Treat fentanyl like deadly poison it is
Another 30 or so Coloradans have died from fentanyl overdose since my column two weeks ago imploring the legislature to quickly pass a meaningful bill addressing the killer drug. There is still no law attempting to fix the disastrous 2019 bill making possession of fatal fentanyl a crime akin to theft of cable services, and the proposed fix making its way through the General Assembly risks making the situation worse.
The possession of a drug responsible for killing Coloradans at an unprecedented and annually-doubling rate will be harder to prosecute than cocaine, heroin, or methamphetamine if that legislation tortoising its way through the gold dome becomes law.
The phrase de jour during a hearing that lasted until 3 a.m. earlier this month was “harm reduction,” a term apparently limited to consideration of the addict alone, not the broader community plagued by a permissive drug use environment. Harm appears to be defined as anything that might separate the addict from their drugs or the drugs from the community.
Some harm-reduction experts testified that the only policy that will work is to provide the safest possible environment for addicts to continue to use, including saving and resaving and resaving their lives until such time as they decide voluntarily to seek treatment, or until they die.
Before the legislature and Gov. Jared Polis gutted our laws, it was a felony for any person to knowingly possess a controlled substance that contained fentanyl (or meth, heroin, cocaine, etc). They did not have to know specifically that the drugs they knew to be illegal contained any specific compound, just that they knew it was an illegal substance.
In 2019, the legislature reduced the law governing the possession of drugs — including enough pure fentanyl to kill
2,000 people — all the way down to an arrestless, bondless, receive-a-ticket misdemeanor. The same knowledge standard is applied — the fentanyl possessor need only know that they have an illegal drug.
Last week, as the legislature finally started to address the burgeoning Colorado fentanyl crisis they helped facilitate, the House Judiciary committee (chaired by Rep.

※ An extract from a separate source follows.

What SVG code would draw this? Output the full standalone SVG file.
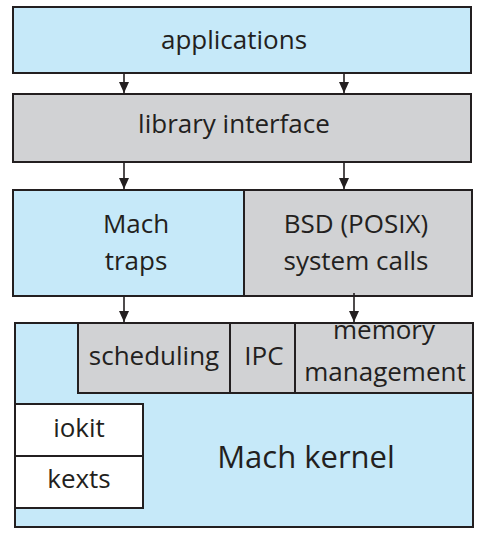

Mike Weissman and dominated by Democrats) voted to make it harder to prosecute those who possess deadly fentanyl than to prosecute those who possess cocaine. The bill’s current language allows possession of 1 gram of fentanyl — enough to kill 500 Coloradans — to remain a stay-on-the-street-andcontinue-to-use-and-die misdemeanor. There is no data-driven or common-sense reason to create a 1 gram limit, other than the politics of being able to say that they did “something.”
It would become a felony to possess more than 1 gram, but only if law enforcement can prove that the person “knew or should have known” that the drugs they possessed specifically included fentanyl. The result is to make it easier to prosecute someone with methamphetamine, heroin or cocaine, than it is to prosecute someone with what is possibly the deadliest street drug we have ever seen.
This is not a partisan issue. Democrats passed the bill out of the house judiciary committee despite bipartisan opposition. More than that, Polis — Colorado’s top Democrat and the man who reduced fentanyl to a misdemeanor with his 2019 pen — has finally seen the light. Polis publicly stated on Tuesday what everyone else already knew: fentanyl is a poison, like anthrax, and “any possession of fentanyl” should be a felony.
Our legislative leaders can now follow Polis’ lead and admit their mistakes and move forward with haste in fixing the law. There is no more time to wait. At least two more Coloradans will die from fentanyl today. And tomorrow. And so on.